Fitzpatrick spent 10 years pulling together and helping develop myriad recruitment, training, development and retention programs for Knight-Ridder Inc., the one-time owner of daily papers in cities around the nation. His agenda, backed with a budget of several million dollars yearly for internships, first-time hires and high-level recruits, also tied annual bonuses for top managers to their performance in those areas.

To be sure, there is much work to be done in advancing diversity actions on the nation’s campuses and more than a handful of culture changes that must be embraced and pursued.

NADOHE, the national organization of diversity officers in higher education, has approximately 500 member institutions as well as several hundred individual members. Not all of the active individual members have ranks as chief diversity officers and even fewer have a seat at the strategy table of a university or a direct ear of a president or chancellor, according to Reese.
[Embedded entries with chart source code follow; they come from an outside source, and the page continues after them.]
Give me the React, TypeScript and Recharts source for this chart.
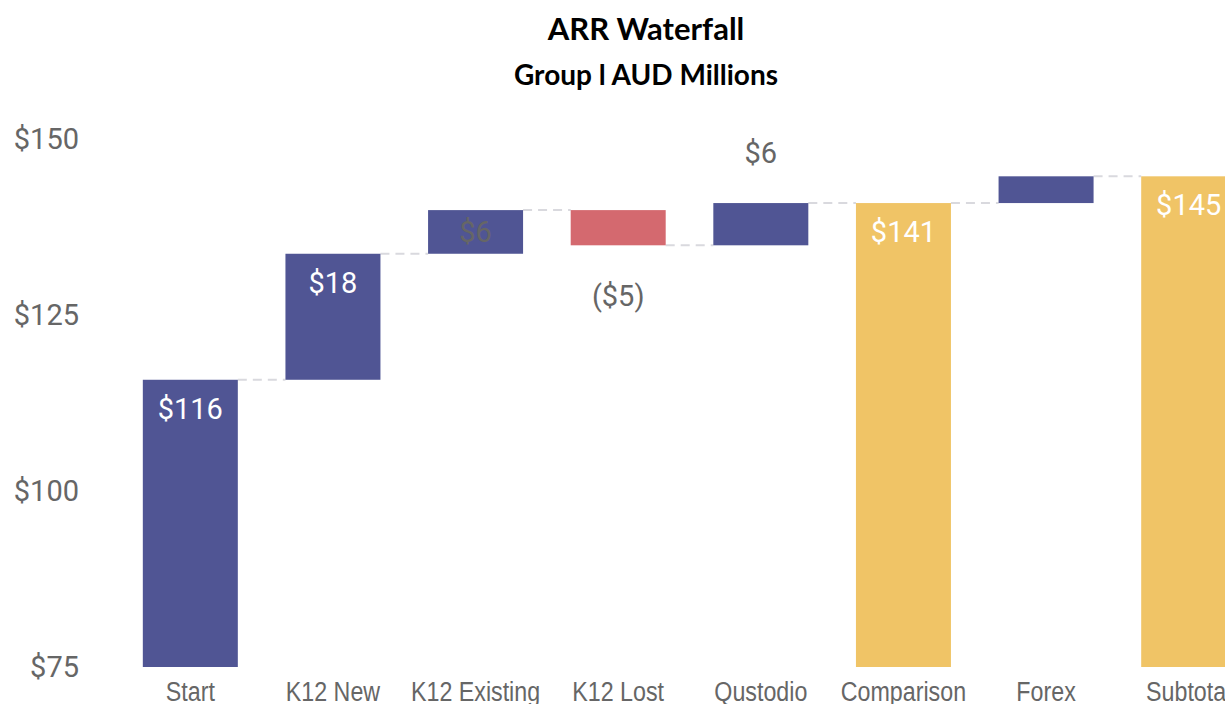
import React from 'react';
import { BarChart, Bar, XAxis, YAxis } from 'recharts';

const categories = ['Start', 'K12 New', 'K12 Existing', 'K12 Lost', 'Qustodio', 'Comparison', 'Forex', 'Subtotal'];
const values = [115.8, 17.9, 6.2, -5.0, 6.0, 140.9, 3.8, 144.7];
const kinds = ['start', 'delta', 'delta', 'delta', 'delta', 'total', 'delta', 'total'];
const labelModes = ['inside', 'inside', 'center', 'below', 'above', 'inside', 'none', 'inside'];
const yTicks = [75, 100, 125, 150];
const Y_MIN = 75;
const Y_MAX = 150;

const BLUE = '#505594';
const RED = '#D4696F';
const YELLOW = '#F0C466';
const GAP_PCT = 0.167;

type Row = { name: string; range: [number, number]; value: number; kind: string; mode: string; label: string };

const rows: Row[] = (() => {
  let running = 0;
  return categories.map((name, i) => {
    const v = values[i];
    let low: number;
    let high: number;
    if (kinds[i] === 'delta') {
      low = Math.min(running, running + v);
      high = Math.max(running, running + v);
      running += v;
    } else {
      low = Y_MIN;
      high = v;
      running = v;
    }
    const label = v < 0 ? `($${Math.round(-v)})` : `$${Math.round(v)}`;
    return { name, range: [low, high], value: v, kind: kinds[i], mode: labelModes[i], label };
  });
})();

const colourOf = (r: Row) => {
  if (r.kind === 'total') return YELLOW;
  if (r.kind === 'start') return BLUE;
  return r.value < 0 ? RED : BLUE;
};

const WaterfallShape = (props: any) => {
  const { x, y, width, height, index } = props;
  const r = rows[index];
  if (!r) return null;
  const gap = (width * 2 * GAP_PCT) / (1 - 2 * GAP_PCT);
  const endY = r.kind === 'delta' && r.value < 0 ? y + height : y;
  const isLast = index === rows.length - 1;
  let label: React.ReactNode = null;
  const cx = x + width / 2;
  const font = { fontFamily: 'Roboto, sans-serif', fontSize: 29 };
  if (r.mode === 'inside') {
    label = (
      <text x={cx} y={y + 29} textAnchor="middle" dominantBaseline="central" fill="#ffffff" style={font}>
        {r.label}
      </text>
    );
  } else if (r.mode === 'center') {
    label = (
      <text x={cx} y={y + height / 2} textAnchor="middle" dominantBaseline="central" fill="#666666" style={font}>
        {r.label}
      </text>
    );
  } else if (r.mode === 'below') {
    label = (
      <text x={cx} y={y + height + 51} textAnchor="middle" dominantBaseline="central" fill="#666666" style={font}>
        {r.label}
      </text>
    );
  } else if (r.mode === 'above') {
    label = (
      <text x={cx} y={y - 50} textAnchor="middle" dominantBaseline="central" fill="#666666" style={font}>
        {r.label}
      </text>
    );
  }
  return (
    <g>
      {!isLast && (
        <line
          x1={x + width}
          x2={x + width + gap}
          y1={endY}
          y2={endY}
          stroke="#d9d9de"
          strokeWidth={2}
          strokeDasharray="9 6"
        />
      )}
      <rect x={x} y={y} width={width} height={height} fill={colourOf(r)} />
      {label}
    </g>
  );
};

const NarrowTick = (props: any) => {
  const { x, y, payload } = props;
  return (
    <g transform={`translate(${x},${y})`}>
      <text
        transform="scale(0.83,1)"
        textAnchor="middle"
        dy="0.71em"
        fill="#666666"
        style={{ fontSize: 28, fontFamily: '"Liberation Sans", Arial, sans-serif' }}
      >
        {payload.value}
      </text>
    </g>
  );
};

export default function App() {
  return (
    <div style={{ position: 'absolute', left: 0, top: 0, width: 1225, height: 704, overflow: 'hidden' }}>
      <div style={{ position: 'absolute', left: 8, top: 8, width: 1274, height: 720 }}>
        <svg width={1274} height={100} style={{ position: 'absolute', left: 0, top: 0 }}>
          <text x={638} y={32} textAnchor="middle" fill="#000" style={{ fontFamily: 'Lato, sans-serif', fontWeight: 700, fontSize: 31 }}>
            ARR Waterfall
          </text>
          <text x={638} y={77} textAnchor="middle" fill="#000" style={{ fontFamily: 'Lato, sans-serif', fontWeight: 700, fontSize: 28 }}>
            Group l AUD Millions
          </text>
        </svg>
        <div style={{ position: 'absolute', left: 0, top: 0 }}>
          <BarChart
            width={1274}
            height={720}
            data={rows}
            margin={{ top: 131, right: 22, bottom: 0, left: 0 }}
            barCategoryGap="16.7%"
          >
            <XAxis
              dataKey="name"
              axisLine={false}
              tickLine={false}
              tickSize={0}
              tickMargin={14}
              height={61}
              interval={0}
              tick={NarrowTick}
            />
            <YAxis
              domain={[Y_MIN, Y_MAX]}
              ticks={yTicks}
              axisLine={false}
              tickLine={false}
              tickSize={0}
              tickMargin={40}
              width={111}
              tickFormatter={(v: number) => `$${v}`}
              tick={{ fill: '#666666', fontSize: 29, fontFamily: 'Roboto, sans-serif' }}
            />
            <Bar dataKey="range" isAnimationActive={false} shape={WaterfallShape} />
          </BarChart>
        </div>
      </div>
    </div>
  );
}
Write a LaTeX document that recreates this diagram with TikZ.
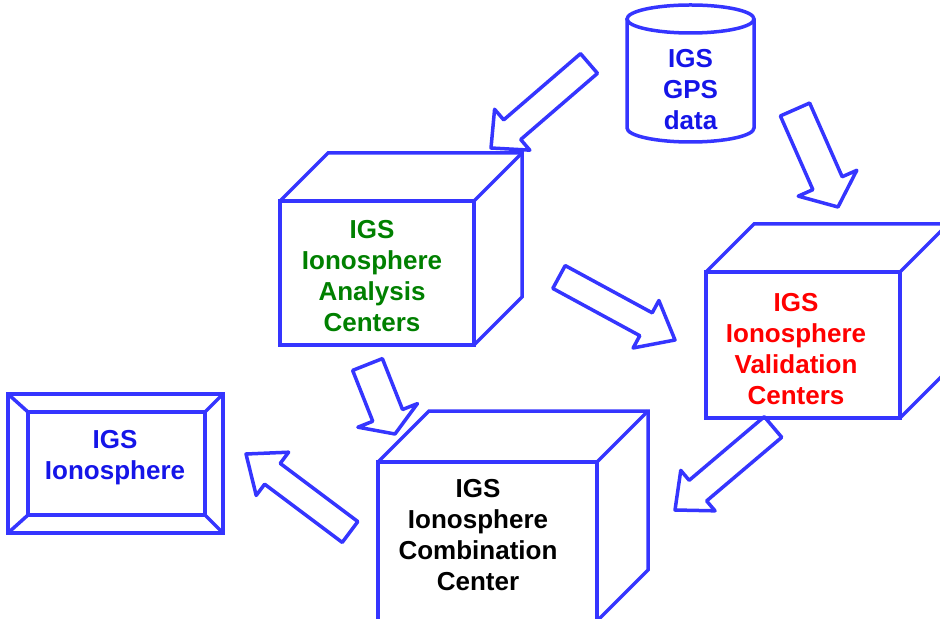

The nation has some 3,300 nonprofit colleges and universities, according to most recent government IPEDS reports. No federal agency, NADOHE or other private group has precise numbers on how many institutions have diversity officers, according to numerous national higher ed organizations. All rely today on unofficial and anecdotal information.

Beyond staffing up, after years of economy-related downsizing, there are many real-time issues facing many institutions on the diversity front. At Missouri, for example, one academician familiar with its issues says that, to achieve a 10 percent presence of African-American professors on the university’s faculty, it would have to hire a professor a week for four years. Retention, the academic adds, is a different matter.